Under the federal No Child Left Behind Act, administered locally by the Illinois Board of Education, schools' funding is largely determined by students' scores on the Prairie State Achievement Exam, or PSAE.
The law requires that all minority groups within a school meet adequate yearly progress, or AYP, standards, which rise each year.
While white Community High students' results exceeded the state-mandated minimum score of 55 percent, Latino students' didn't.
Hispanic Community High kids met AYP 33 percent of the time, as compared with 63 percent for white students.
Last year, Latinos made up 39.7 percent of the student population, and whites were 52.1 percent.
This academic year, the Hispanic population topped 40 percent of the student body for the first time; simultaneously, white students made up less than 50 percent, another record.
A language barrier and cultural issues keep Latinos from raising their test scores, Superintendent Lee Rieck said. To combat that problem, the school is increasing efforts to teach students about the importance of the exam. Community High also will focus more on parent outreach, Rieck said.

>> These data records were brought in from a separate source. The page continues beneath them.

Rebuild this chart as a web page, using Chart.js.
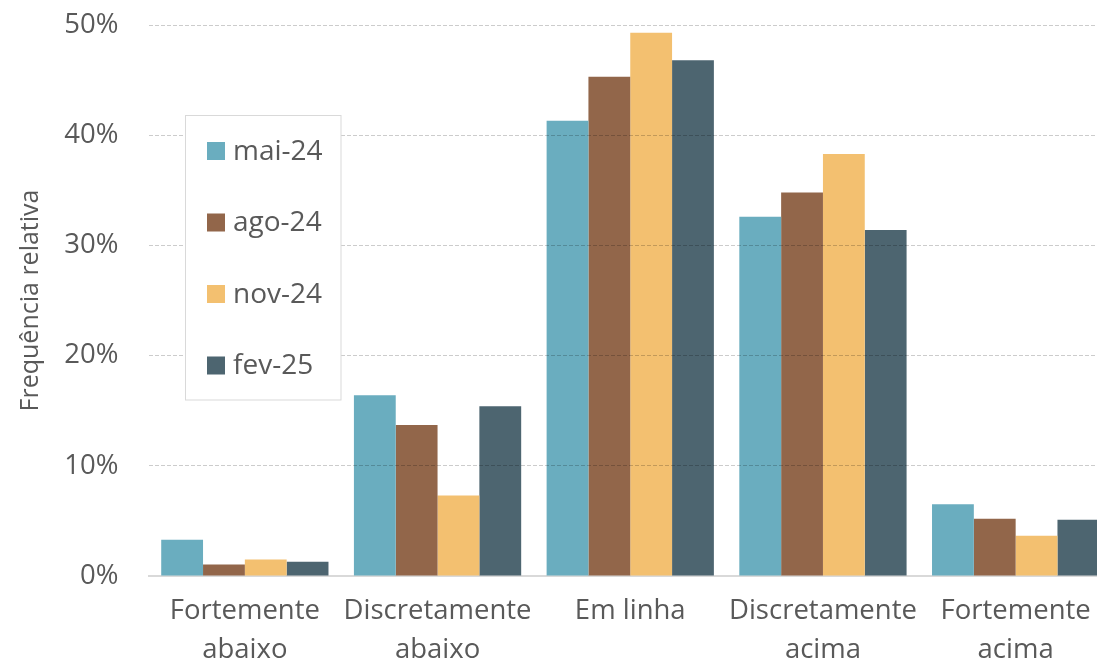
<!DOCTYPE html>
<html>
<head>
<meta charset="utf-8">
<script src="https://cdn.jsdelivr.net/npm/chart.js@4"></script>
<style>
html,body{margin:0;padding:0;background:#fff;overflow:hidden;}
#wrap{width:1112px;height:660px;}
</style>
</head>
<body>
<div id="wrap"><canvas id="c" width="1112" height="660"></canvas></div>
<script>
const categories = [['Fortemente','abaixo'],['Discretamente','abaixo'],['Em linha'],['Discretamente','acima'],['Fortemente','acima']];
const seriesNames = ['mai-24','ago-24','nov-24','fev-25'];
const mai24 = [3.3, 16.4, 41.3, 32.6, 6.5];
const ago24 = [1.05, 13.7, 45.3, 34.8, 5.2];
const nov24 = [1.5, 7.3, 49.3, 38.3, 3.65];
const fev25 = [1.3, 15.4, 46.8, 31.4, 5.1];
const yTicks = [0, 10, 20, 30, 40, 50];
const colors = ['#6AADBF', '#92664A', '#F3C070', '#4D6570'];
const FONT = '"Open Sans", sans-serif';
const TXT = '#595959';

const legendBox = {
  id: 'legendBox',
  afterDraw(chart) {
    const ctx = chart.ctx;
    ctx.save();
    ctx.fillStyle = '#fff';
    ctx.fillRect(185.5, 115.5, 155.5, 284.5);
    ctx.strokeStyle = '#d9d9d9';
    ctx.lineWidth = 1;
    ctx.strokeRect(185.5, 115.5, 155.5, 284.5);
    ctx.font = '28px ' + FONT;
    ctx.textBaseline = 'middle';
    ctx.textAlign = 'left';
    chart.data.datasets.forEach((ds, i) => {
      const cy = 151 + i * 71.5;
      ctx.fillStyle = ds.backgroundColor;
      ctx.fillRect(207, cy - 9, 18, 18);
      ctx.fillStyle = TXT;
      ctx.fillText(ds.label, 233, cy + 1);
    });
    ctx.restore();
  }
};

const seriesData = [mai24, ago24, nov24, fev25];
new Chart(document.getElementById('c'), {
  type: 'bar',
  data: {
    labels: categories,
    datasets: seriesNames.map((n, i) => ({
      label: n,
      data: seriesData[i],
      backgroundColor: colors[i],
      borderWidth: 0,
      categoryPercentage: 0.868,
      barPercentage: 1.0
    }))
  },
  options: {
    responsive: false,
    animation: false,
    devicePixelRatio: 1,
    layout: { padding: { top: 25, right: 0, left: 0, bottom: 0 } },
    plugins: { legend: { display: false }, tooltip: { enabled: false } },
    scales: {
      x: {
        grid: { display: false, drawTicks: false },
        border: { display: true, color: '#d9d9d9', width: 2 },
        ticks: { color: TXT, font: { family: FONT, size: 27.5, lineHeight: 1.42 }, padding: 16, maxRotation: 0, autoSkip: false },
        afterFit(s) { s.height = 84; }
      },
      y: {
        min: 0, max: 50,
        afterBuildTicks(s) { s.ticks = yTicks.map(v => ({ value: v })); },
        grid: { color: c => c.tick && c.tick.value === 0 ? 'rgba(0,0,0,0)' : 'rgba(0,0,0,0.2)', lineWidth: 1, drawTicks: true, tickLength: 30, tickColor: 'rgba(0,0,0,0)', z: 1 },
        border: { display: false, dash: [4, 2] },
        ticks: { color: TXT, font: { family: FONT, size: 27.5 }, padding: 0, callback: v => v + '%' },
        title: { display: true, text: 'Frequência relativa', color: TXT, font: { family: FONT, size: 25 }, padding: { top: 16, bottom: 0 } },
        afterFit(s) { s.width = 148.5; }
      }
    }
  },
  plugins: [legendBox]
});
</script>
</body>
</html>
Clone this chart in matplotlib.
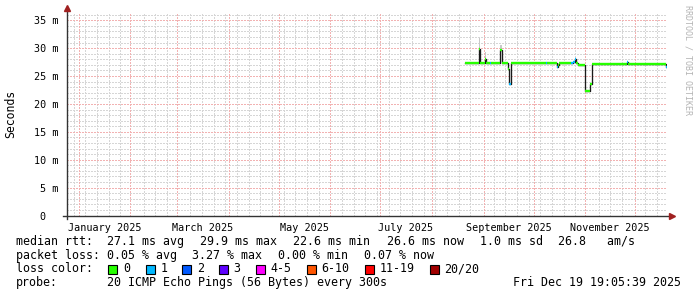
import matplotlib
matplotlib.use('Agg')
import matplotlib.pyplot as plt
import matplotlib.dates as mdates
import numpy as np
import pandas as pd

# ---------------- data ----------------
seg_start = ['2025-08-20 17:00', '2025-08-29 12:00', '2025-08-30 02:00', '2025-09-01 19:00',
             '2025-09-02 17:00', '2025-09-05 02:00', '2025-09-05 17:00', '2025-09-11 02:00',
             '2025-09-12 07:00', '2025-09-15 22:00', '2025-09-16 12:00', '2025-09-17 17:00',
             '2025-10-08 12:00', '2025-10-09 02:00', '2025-10-15 00:00', '2025-10-15 22:00',
             '2025-10-16 12:00', '2025-10-23 17:00', '2025-10-24 22:00', '2025-10-26 02:00',
             '2025-10-26 17:00', '2025-10-27 22:00', '2025-10-29 02:00', '2025-10-31 17:00',
             '2025-11-04 02:00', '2025-11-05 02:00', '2025-11-26 02:00', '2025-11-26 22:00',
             '2025-12-19 10:00']
seg_median_ms = [27.3, 29.9, 27.3, 28.1,
                 27.3, 27.3, 27.3, 29.6,
                 27.3, 26.3, 23.6, 27.3,
                 27.3, 27.3, 26.6, 27.0,
                 27.35, 27.35, 27.6, 28.1,
                 27.3, 27.0, 26.9, 22.4,
                 23.5, 27.2, 27.5, 27.2,
                 26.6]
seg_loss = [0, 0, 0, 0,
            0, 1, 0, 0,
            0, 0, 1, 0,
            1, 0, 1, 0,
            0, 1, 1, 1,
            0, 0, 0, 0,
            0, 0, 1, 0,
            1]
seg_smoke_hi_ms = [27.3, 31.9, 27.3, 29.3,
                   27.3, 27.3, 27.3, 30.5,
                   27.3, 26.3, 23.6, 27.3,
                   27.3, 27.3, 26.6, 27.0,
                   27.35, 27.35, 27.6, 28.1,
                   27.3, 27.0, 26.9, 22.4,
                   23.5, 27.2, 27.5, 27.2,
                   26.6]
series_end = '2025-12-19 19:05:39'
range_start = '2024-12-24 19:05:39'
range_end = '2025-12-19 19:05:39'

x_label_months = ['2025-01', '2025-03', '2025-05', '2025-07', '2025-09', '2025-11']
x_labels = ['January 2025', 'March 2025', 'May 2025', 'July 2025', 'September 2025', 'November 2025']
y_ticks = [0, 5, 10, 15, 20, 25, 30, 35]
y_labels = ['0  ', '5 m', '10 m', '15 m', '20 m', '25 m', '30 m', '35 m']

loss_names = ['0', '1', '2', '3', '4-5', '6-10', '11-19', '20/20']
loss_colors = ['#26ff00', '#00b8ff', '#0059ff', '#5e00ff', '#ff00ff', '#ff5500', '#ff0000', '#a10000']

stat_rows = [
    ['median rtt:', '27.1 ms avg', '29.9 ms max', '22.6 ms min', '26.6 ms now', '1.0 ms sd', '26.8   am/s'],
    ['packet loss:', '0.05 % avg', '3.27 % max', '0.00 % min', '0.07 % now'],
]
stat_x = [
    [16, 107.3, 200, 293.3, 386.5, 479.5, 558.3],
    [16, 107.3, 192, 278, 363.5],
]
probe_text = '20 ICMP Echo Pings (56 Bytes) every 300s'
stamp_text = 'Fri Dec 19 19:05:39 2025'

# ---------------- figure ----------------
W, H = 697, 297
fig = plt.figure(figsize=(W / 100, H / 100), dpi=100)
fig.patch.set_facecolor('white')

x0, x1 = 66.5, 666.5
y_bot, y_top = 215.5, 14.0
ymax = (y_bot - y_top) / ((y_bot - 20.3) / 35.0)
ax = fig.add_axes([x0 / W, 1 - y_bot / H, (x1 - x0) / W, (y_bot - y_top) / H])
ax.set_facecolor('white')
for s in ax.spines.values():
    s.set_visible(False)

T0 = pd.Timestamp(range_start)
T1 = pd.Timestamp(range_end)
t0 = mdates.date2num(T0)
t1 = mdates.date2num(T1)
ax.set_xlim(t0, t1)
ax.set_ylim(0, ymax)

MONO = 'DejaVu Sans Mono'
dot = (0, (1.39, 1.39))

# grid
months = mdates.date2num(pd.date_range(T0.normalize(), T1, freq='MS'))
months = [m for m in months if t0 <= m <= t1]
weeks = mdates.date2num(pd.date_range(T0.normalize(), T1, freq='W-SUN'))
weeks = [w for w in weeks if t0 <= w <= t1 and min(abs(w - m) for m in months) > 1.5]
gkw = dict(lw=0.72, linestyles=dot, antialiased=False)
ax.vlines(weeks, 0, ymax, colors='#d6d6d6', zorder=1, **gkw)
ax.hlines(np.arange(1, int(ymax) + 1), t0, t1, colors='#d6d6d6', zorder=1, **gkw)
ax.vlines(months, 0, ymax, colors='#f2b2b2', zorder=2, **gkw)
ax.hlines(y_ticks[1:], t0, t1, colors='#f2b2b2', zorder=2, **gkw)

# data
ts = [mdates.date2num(pd.Timestamp(s)) for s in seg_start] + [mdates.date2num(pd.Timestamp(series_end))]
med = np.array(seg_median_ms + [seg_median_ms[-1]])
hi = np.array(seg_smoke_hi_ms + [seg_smoke_hi_ms[-1]])
ax.fill_between(ts, med, hi, step='post', color='#c8c8c8', lw=0, zorder=3)
ax.step(ts, med, where='post', color='#1a1a1a', lw=0.95, zorder=4)
for i in range(len(seg_start)):
    ax.hlines(seg_median_ms[i], ts[i], ts[i + 1], colors=loss_colors[seg_loss[i]], lw=1.7, zorder=5)

# ticks
ax.set_yticks(y_ticks)
ax.set_yticklabels(y_labels, fontfamily=MONO, fontsize=7.3)
ax.tick_params(axis='y', length=0, pad=6)
ax.set_xticks([])
for m, lab in zip(x_label_months, x_labels):
    a = pd.Timestamp(m + '-01')
    b = a + pd.offsets.MonthBegin(1)
    mid = mdates.date2num(a + (b - a) / 2)
    ax.text(mid, -0.035, lab, transform=ax.get_xaxis_transform(), ha='center', va='top',
            fontfamily=MONO, fontsize=7.3, color='black')

# axis lines with arrows
ax.plot([t0, t0], [-0.015, 1.03], transform=ax.get_xaxis_transform(), color='#333333', lw=1.0,
        clip_on=False, zorder=6)
ax.plot([-0.006, 1.006], [0, 0], transform=ax.get_yaxis_transform(), color='#333333', lw=1.0,
        clip_on=False, zorder=6)
ax.plot([t0], [1.03], marker='^', ms=4, color='#a02020', transform=ax.get_xaxis_transform(),
        clip_on=False, zorder=7)
ax.plot([1.009], [0], marker='>', ms=4, color='#a02020', transform=ax.get_yaxis_transform(),
        clip_on=False, zorder=7)

# y label
fig.text(10.7 / W, 1 - 114 / H, 'Seconds', rotation=90, ha='center', va='center',
         fontfamily=MONO, fontsize=8.3, color='black')

# watermark
fig.text(688.3 / W, 1 - 60 / H, 'RRDTOOL / TOBI OETIKER', rotation=-90, ha='center', va='center',
         fontfamily=MONO, fontsize=6.0, color='#b4b4b4')

# legend text
FS = 8.4
row_y = [241.5, 255.3, 269.0, 282.7]
for items, xs, yy in zip(stat_rows, stat_x, row_y[:2]):
    for txt, xx in zip(items, xs):
        fig.text(xx / W, 1 - yy / H, txt, ha='left', va='center', fontfamily=MONO, fontsize=FS)

fig.text(16 / W, 1 - row_y[2] / H, 'loss color:', ha='left', va='center', fontfamily=MONO, fontsize=FS)
sq_x = [108.3, 145.7, 182.3, 219.0, 255.7, 306.7, 365.0, 430.0]
for nm, col, sx in zip(loss_names, loss_colors, sq_x):
    fig.patches.append(plt.Rectangle((sx / W, 1 - 274 / H), 9 / W, 9 / H, transform=fig.transFigure,
                                     facecolor=col, edgecolor='black', lw=0.8))
    fig.text((sx + 14.5) / W, 1 - row_y[2] / H, nm, ha='left', va='center', fontfamily=MONO, fontsize=FS)

fig.text(16 / W, 1 - row_y[3] / H, 'probe:', ha='left', va='center', fontfamily=MONO, fontsize=FS)
fig.text(107.3 / W, 1 - row_y[3] / H, probe_text, ha='left', va='center', fontfamily=MONO, fontsize=FS)
fig.text(513.3 / W, 1 - row_y[3] / H, stamp_text, ha='left', va='center', fontfamily=MONO, fontsize=FS)

fig.savefig('out.png', dpi=100, facecolor='white')
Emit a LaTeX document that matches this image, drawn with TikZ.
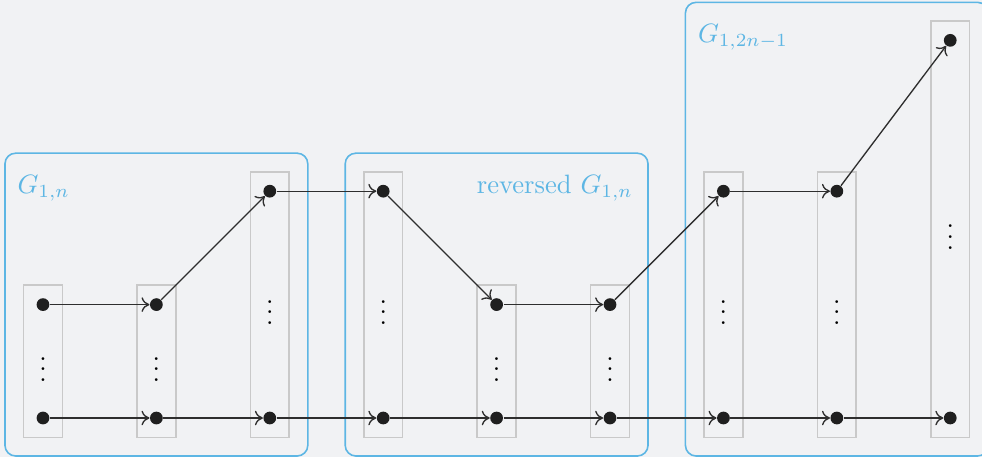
\documentclass[tikz,border=0pt]{standalone}
\usetikzlibrary{fit,arrows.meta}
\definecolor{bgcol}{HTML}{F1F2F4}
\definecolor{grpblue}{HTML}{5DB6E4}
\definecolor{colgray}{HTML}{C9C9C9}
\begin{document}
\begin{tikzpicture}[x=1.5cm,y=1.5cm,
  vertex/.style={circle,fill=black!88,inner sep=0pt,minimum size=4.8pt},
  colbox/.style={draw=colgray,line width=0.6pt,inner sep=4.7pt},
  grpbox/.style={draw=grpblue,line width=0.6pt,rounded corners=4pt,inner sep=6.7pt},
  grplabel/.style={text=grpblue},
  edge/.style={-{Computer Modern Rightarrow[length=3pt,width=5.5pt]},black!82,line width=0.5pt}]
\fill[bgcol] (-0.379,-0.344) rectangle (8.28,3.686);
\useasboundingbox (-0.379,-0.344) rectangle (8.28,3.686);

% one column per layer: lowest and highest vertex, dots between
\foreach \i/\h in {0/1,1/1,2/2,3/2,4/1,5/1,6/2,7/2,8/3.33} {
  \node[vertex] (b\i) at (\i,0) {};
  \node[vertex] (u\i) at (\i,\h) {};
  \node (d\i) at (\i,\h/2) {$\vdots$};
  \node[colbox,fit=(b\i)(u\i)] (col\i) {};
}

% the three blocks
\node[grpbox,fit=(col0)(col2)] (g1) {};
\node[grpbox,fit=(col3)(col5)] (g2) {};
\node[grpbox,fit=(col6)(col8)] (g3) {};
\node[grplabel,anchor=north west,xshift=1.5pt,yshift=-5pt] (l1) at (g1.north west) {$G_{1,n}$};
\node[grplabel,anchor=north east,xshift=-2.5pt,yshift=-5pt] (l2) at (g2.north east) {reversed $G_{1,n}$};
\node[grplabel,anchor=north west,xshift=1.5pt,yshift=-5pt] (l3) at (g3.north west) {$G_{1,2n-1}$};

% edges between neighbouring layers
\foreach \i [count=\j from 1] in {0,...,7} {
  \draw[edge] (b\i) -- (b\j);
  \draw[edge] (u\i) -- (u\j);
}
\end{tikzpicture}
\end{document}
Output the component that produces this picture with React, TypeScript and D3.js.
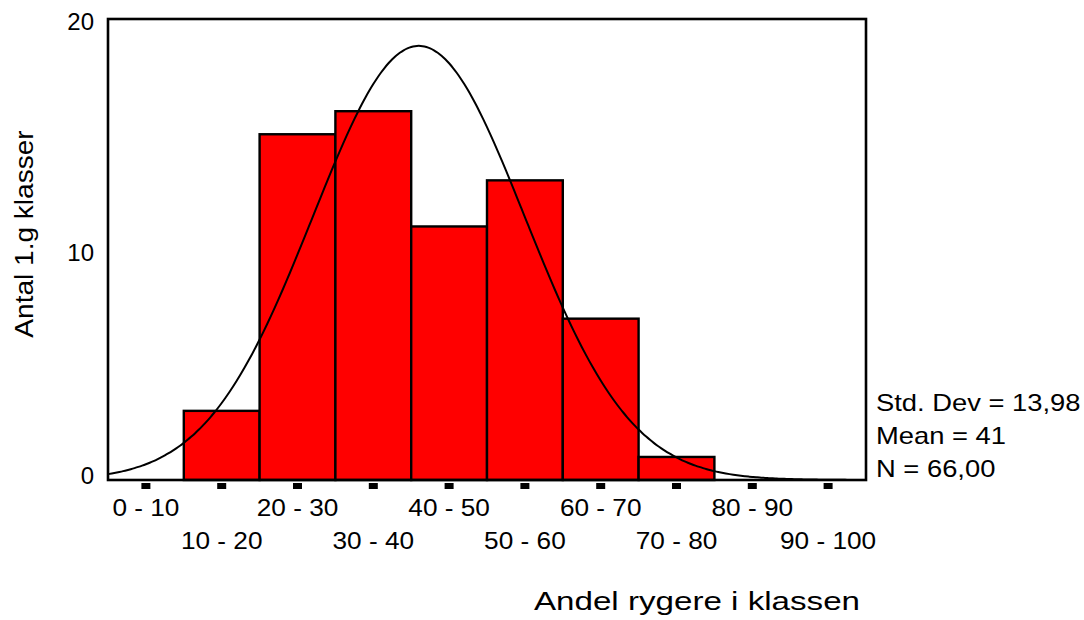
import React from 'react';
import * as d3 from 'd3';

// histogram bins (percent of smokers in class)
const binStarts = [0, 10, 20, 30, 40, 50, 60, 70, 80, 90];
const binLabels = ['0 - 10', '10 - 20', '20 - 30', '30 - 40', '40 - 50', '50 - 60', '60 - 70', '70 - 80', '80 - 90', '90 - 100'];
const counts = [0, 3, 15, 16, 11, 13, 7, 1, 0, 0];
const yTicks = [0, 10, 20];

// summary stats shown at right
const MEAN = 41;
const SD = 13.98;
const N = 66;
const BIN_WIDTH = 10;
const statLines = ['Std. Dev = 13,98', 'Mean = 41', 'N = 66,00'];

const FONT = 'Arial, "Liberation Sans", sans-serif';

const App: React.FC = () => {
  const width = 1084;
  const height = 620;
  const left = 108;
  const right = 866;
  const top = 19;
  const bottom = 480;

  const x = d3.scaleLinear().domain([0, 100]).range([left, right]);
  const y = d3.scaleLinear().domain([0, 20]).range([bottom, top]);

  // fitted normal curve, scaled to counts per bin
  const dens = (v: number) =>
    (N * BIN_WIDTH) / (SD * Math.sqrt(2 * Math.PI)) * Math.exp(-0.5 * ((v - MEAN) / SD) ** 2);
  const curvePts = d3.range(0, 100.01, 0.5).map((v) => [v, dens(v)] as [number, number]);
  const line = d3
    .line<[number, number]>()
    .x((d) => x(d[0]))
    .y((d) => y(d[1]))
    .curve(d3.curveMonotoneX);

  return (
    <svg
      width={width}
      height={height}
      style={{ position: 'absolute', left: 0, top: 0, background: '#fff' }}
      fontFamily={FONT}
    >
      {/* bars */}
      {counts.map((c, i) =>
        c > 0 ? (
          <rect
            key={i}
            x={x(binStarts[i])}
            y={y(c)}
            width={x(binStarts[i] + BIN_WIDTH) - x(binStarts[i])}
            height={y(0) - y(c)}
            fill="#ff0000"
            stroke="#000"
            strokeWidth={2.4}
          />
        ) : null
      )}

      {/* normal curve */}
      <path d={line(curvePts) || ''} fill="none" stroke="#000" strokeWidth={2} />

      {/* frame */}
      <rect x={left} y={top} width={right - left} height={bottom - top} fill="none" stroke="#000" strokeWidth={2.6} />

      {/* y ticks */}
      {yTicks.map((t) => (
        <text
          key={t}
          x={94}
          y={Math.min(y(t) + 3, y(0) - 4)}
          dy="0.35em"
          textAnchor="end"
          fontSize={24}
          fill="#000"
        >
          {t}
        </text>
      ))}

      {/* x tick marks and labels */}
      {binStarts.map((b, i) => {
        const cx = x(b + BIN_WIDTH / 2);
        const ly = i % 2 === 0 ? 508 : 541;
        return (
          <g key={b}>
            <rect x={cx - 4.5} y={483} width={9} height={6} fill="#000" />
            <text
              transform={`translate(${cx},${ly}) scale(1.14,1)`}
              dy="0.35em"
              textAnchor="middle"
              fontSize={23}
              fill="#000"
            >
              {binLabels[i]}
            </text>
          </g>
        );
      })}

      {/* stats */}
      {statLines.map((s, i) => (
        <text key={s} transform={`translate(876,${411 + i * 33}) scale(1.19,1)`} fontSize={23} fill="#000">
          {s}
        </text>
      ))}

      {/* axis titles */}
      <text transform="translate(860,610) scale(1.3,1)" textAnchor="end" fontSize={25.5} fill="#000">
        Andel rygere i klassen
      </text>
      <text transform="translate(33,234) rotate(-90) scale(1.1,1)" textAnchor="middle" fontSize={25.5} fill="#000">
        Antal 1.g klasser
      </text>
    </svg>
  );
};

export default App;
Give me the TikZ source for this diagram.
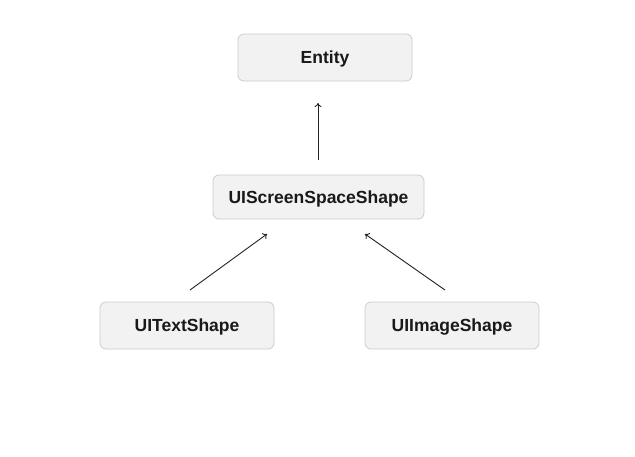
\documentclass[tikz,border=0pt]{standalone}
\usepackage{fontspec}
\setmainfont{Liberation Sans}
\usetikzlibrary{arrows.meta}
\definecolor{boxfill}{HTML}{F2F2F2}
\definecolor{boxline}{HTML}{CCCCCC}
\definecolor{arr}{HTML}{222222}
\begin{document}
\begin{tikzpicture}[x=1pt,y=-1pt,
  cls/.style={draw=boxline,fill=boxfill,rounded corners=6pt,line width=0.8pt,
    minimum width=174pt,minimum height=47pt,inner sep=0pt,
    text height=12.5pt,text depth=0pt,
    font=\fontsize{17.5}{19}\selectfont\bfseries,text=black!90},
  rel/.style={draw=arr,line width=0.9pt,-{To[length=4pt,width=7pt]}}]
\useasboundingbox[fill=white] (0,0) rectangle (635,456);
\node[cls] (entity) at (325,57.5) {Entity};
\node[cls,minimum width=211pt,minimum height=44pt] (screen) at (318.5,197) {UIScreenSpaceShape};
\node[cls] (text) at (187,325.5) {UITextShape};
\node[cls] (image) at (452,325.5) {UIImageShape};
\coordinate (a1) at (318,160);
\coordinate (a2) at (318,103);
\coordinate (b1) at (190,290);
\coordinate (b2) at (267,234);
\coordinate (c1) at (445,290);
\coordinate (c2) at (365,234);
\draw[rel] (a1) -- (a2);
\draw[rel] (b1) -- (b2);
\draw[rel] (c1) -- (c2);
\end{tikzpicture}
\end{document}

The overall decline in scores might also be due to the fact that fewer students are taking classes that prepare them for the PSAE test, Rieck said.
Instead, kids are taking electives to meet graduation requirements. As a result, Principal Moses Cheng is leading a committee that is looking at changing those requirements.
Cheng, who is in his first year at Community High, also is preparing to administer PSAE practice tests to freshmen and sophomores so they're prepared to take the real exam as juniors.
The fact that juniors had to take the PSAE the day after they were given the ACT also may contribute to the decline in scores, Rieck said.
"A significant number of students, for some reason or other, take the first day of testing much more seriously than second day testing," he said. "We've found examples of 20 students that scored considerably above state average on the ACT and then blew off the second day."